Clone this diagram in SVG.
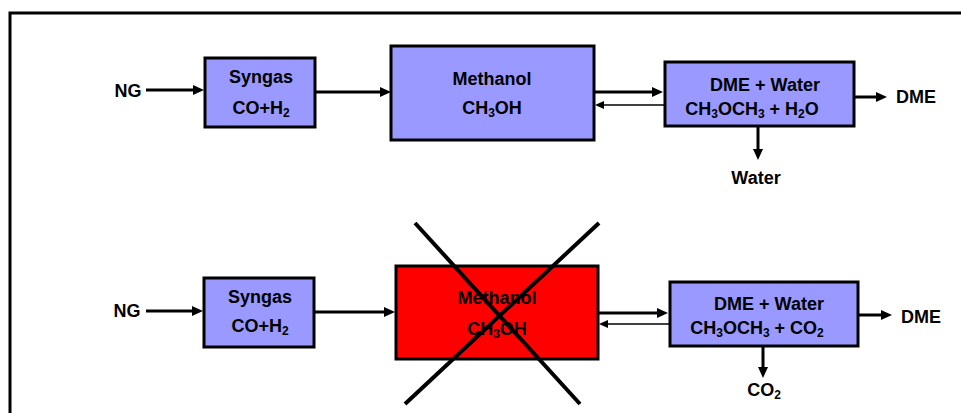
<svg xmlns="http://www.w3.org/2000/svg" width="961" height="413" viewBox="0 0 961 413">
<style>
.box{fill:#9999ff;stroke:#000;stroke-width:3}
.red{fill:#ff0000;stroke:#000;stroke-width:3}
.t{font-family:"Liberation Sans",Arial,sans-serif;font-weight:bold;font-size:18px;fill:#000;text-anchor:middle}
.s{font-size:12px}
.a{stroke:#000;stroke-width:3;fill:none;marker-end:url(#ah)}
.b{stroke:#000;stroke-width:1.5;fill:none;marker-end:url(#ahs)}
.x{stroke:#000;stroke-width:4}
</style>
<defs>
<marker id="ah" markerUnits="userSpaceOnUse" markerWidth="11" markerHeight="11" refX="0" refY="5" orient="auto" viewBox="0 0 11 10"><path d="M0,0 L11,5 L0,10 z" fill="#000"/></marker>
<marker id="ahs" markerUnits="userSpaceOnUse" markerWidth="9" markerHeight="8" refX="0" refY="4" orient="auto" viewBox="0 0 9 8"><path d="M0,0 L9,4 L0,8 z" fill="#000"/></marker>
</defs>
<rect width="961" height="413" fill="#fff"/>
<path d="M10,413 V13 H961" fill="none" stroke="#000" stroke-width="3"/>

<g id="connectors">
<path class="a" d="M146,90 H193"/>
<path class="a" d="M315,92 H380"/>
<path class="a" d="M594,92 H652"/>
<path class="b" d="M664,105 H604"/>
<path class="a" d="M854,97 H876"/>
<path class="a" d="M758,127 V149"/>

<path class="a" d="M146,311 H192"/>
<path class="a" d="M314,312 H384"/>
<path class="a" d="M598,313 H657"/>
<path class="b" d="M669,324 H608"/>
<path class="a" d="M858,315 H881"/>
<path class="a" d="M763,347 V367"/>
</g>

<g id="ng1"><text class="t" x="128" y="97">NG</text></g>
<g id="syngas1">
<rect class="box" x="205" y="58" width="110" height="69"/>
<text class="t" x="261" y="83">Syngas</text>
<text class="t" x="261" y="114">CO+H<tspan class="s" dy="3">2</tspan></text>
</g>
<g id="methanol1">
<rect class="box" x="391" y="46" width="203" height="94"/>
<text class="t" x="492" y="85">Methanol</text>
<text class="t" x="492" y="114">CH<tspan class="s" dy="3">3</tspan><tspan dy="-3">OH</tspan></text>
</g>
<g id="dme1">
<rect class="box" x="665" y="62" width="189" height="64"/>
<text class="t" x="765" y="91">DME + Water</text>
<text class="t" x="752" y="115">CH<tspan class="s" dy="3">3</tspan><tspan dy="-3">OCH</tspan><tspan class="s" dy="3">3</tspan><tspan dy="-3"> +  H</tspan><tspan class="s" dy="3">2</tspan><tspan dy="-3">O</tspan></text>
</g>
<g id="dmeout1"><text class="t" x="916" y="103">DME</text></g>
<g id="water1"><text class="t" x="756" y="184">Water</text></g>

<g id="ng2"><text class="t" x="127" y="317">NG</text></g>
<g id="syngas2">
<rect class="box" x="204" y="278" width="110" height="69"/>
<text class="t" x="260" y="303">Syngas</text>
<text class="t" x="260" y="332">CO+H<tspan class="s" dy="3">2</tspan></text>
</g>
<g id="methanol2">
<rect class="red" x="396" y="266" width="202" height="93"/>
<text class="t" x="497" y="304">Methanol</text>
<text class="t" x="497" y="335">CH<tspan class="s" dy="3">3</tspan><tspan dy="-3">OH</tspan></text>
<line class="x" x1="415" y1="223" x2="580" y2="404"/>
<line class="x" x1="599" y1="223" x2="405" y2="404"/>
</g>
<g id="dme2">
<rect class="box" x="670" y="282" width="188" height="64"/>
<text class="t" x="769" y="310">DME + Water</text>
<text class="t" x="757" y="334">CH<tspan class="s" dy="3">3</tspan><tspan dy="-3">OCH</tspan><tspan class="s" dy="3">3</tspan><tspan dy="-3"> + CO</tspan><tspan class="s" dy="3">2</tspan></text>
</g>
<g id="dmeout2"><text class="t" x="921" y="323">DME</text></g>
<g id="co2"><text class="t" x="764" y="396">CO<tspan class="s" dy="3">2</tspan></text></g>
</svg>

## Do this
Reproduce all of the material above word for word. Omit the pictures.

## Task solution
Clone this diagram in SVG.
<svg xmlns="http://www.w3.org/2000/svg" width="961" height="413" viewBox="0 0 961 413">
<style>
.box{fill:#9999ff;stroke:#000;stroke-width:3}
.red{fill:#ff0000;stroke:#000;stroke-width:3}
.t{font-family:"Liberation Sans",Arial,sans-serif;font-weight:bold;font-size:18px;fill:#000;text-anchor:middle}
.s{font-size:12px}
.a{stroke:#000;stroke-width:3;fill:none;marker-end:url(#ah)}
.b{stroke:#000;stroke-width:1.5;fill:none;marker-end:url(#ahs)}
.x{stroke:#000;stroke-width:4}
</style>
<defs>
<marker id="ah" markerUnits="userSpaceOnUse" markerWidth="11" markerHeight="11" refX="0" refY="5" orient="auto" viewBox="0 0 11 10"><path d="M0,0 L11,5 L0,10 z" fill="#000"/></marker>
<marker id="ahs" markerUnits="userSpaceOnUse" markerWidth="9" markerHeight="8" refX="0" refY="4" orient="auto" viewBox="0 0 9 8"><path d="M0,0 L9,4 L0,8 z" fill="#000"/></marker>
</defs>
<rect width="961" height="413" fill="#fff"/>
<path d="M10,413 V13 H961" fill="none" stroke="#000" stroke-width="3"/>

<g id="connectors">
<path class="a" d="M146,90 H193"/>
<path class="a" d="M315,92 H380"/>
<path class="a" d="M594,92 H652"/>
<path class="b" d="M664,105 H604"/>
<path class="a" d="M854,97 H876"/>
<path class="a" d="M758,127 V149"/>

<path class="a" d="M146,311 H192"/>
<path class="a" d="M314,312 H384"/>
<path class="a" d="M598,313 H657"/>
<path class="b" d="M669,324 H608"/>
<path class="a" d="M858,315 H881"/>
<path class="a" d="M763,347 V367"/>
</g>

<g id="ng1"><text class="t" x="128" y="97">NG</text></g>
<g id="syngas1">
<rect class="box" x="205" y="58" width="110" height="69"/>
<text class="t" x="261" y="83">Syngas</text>
<text class="t" x="261" y="114">CO+H<tspan class="s" dy="3">2</tspan></text>
</g>
<g id="methanol1">
<rect class="box" x="391" y="46" width="203" height="94"/>
<text class="t" x="492" y="85">Methanol</text>
<text class="t" x="492" y="114">CH<tspan class="s" dy="3">3</tspan><tspan dy="-3">OH</tspan></text>
</g>
<g id="dme1">
<rect class="box" x="665" y="62" width="189" height="64"/>
<text class="t" x="765" y="91">DME + Water</text>
<text class="t" x="752" y="115">CH<tspan class="s" dy="3">3</tspan><tspan dy="-3">OCH</tspan><tspan class="s" dy="3">3</tspan><tspan dy="-3"> +  H</tspan><tspan class="s" dy="3">2</tspan><tspan dy="-3">O</tspan></text>
</g>
<g id="dmeout1"><text class="t" x="916" y="103">DME</text></g>
<g id="water1"><text class="t" x="756" y="184">Water</text></g>

<g id="ng2"><text class="t" x="127" y="317">NG</text></g>
<g id="syngas2">
<rect class="box" x="204" y="278" width="110" height="69"/>
<text class="t" x="260" y="303">Syngas</text>
<text class="t" x="260" y="332">CO+H<tspan class="s" dy="3">2</tspan></text>
</g>
<g id="methanol2">
<rect class="red" x="396" y="266" width="202" height="93"/>
<text class="t" x="497" y="304">Methanol</text>
<text class="t" x="497" y="335">CH<tspan class="s" dy="3">3</tspan><tspan dy="-3">OH</tspan></text>
<line class="x" x1="415" y1="223" x2="580" y2="404"/>
<line class="x" x1="599" y1="223" x2="405" y2="404"/>
</g>
<g id="dme2">
<rect class="box" x="670" y="282" width="188" height="64"/>
<text class="t" x="769" y="310">DME + Water</text>
<text class="t" x="757" y="334">CH<tspan class="s" dy="3">3</tspan><tspan dy="-3">OCH</tspan><tspan class="s" dy="3">3</tspan><tspan dy="-3"> + CO</tspan><tspan class="s" dy="3">2</tspan></text>
</g>
<g id="dmeout2"><text class="t" x="921" y="323">DME</text></g>
<g id="co2"><text class="t" x="764" y="396">CO<tspan class="s" dy="3">2</tspan></text></g>
</svg>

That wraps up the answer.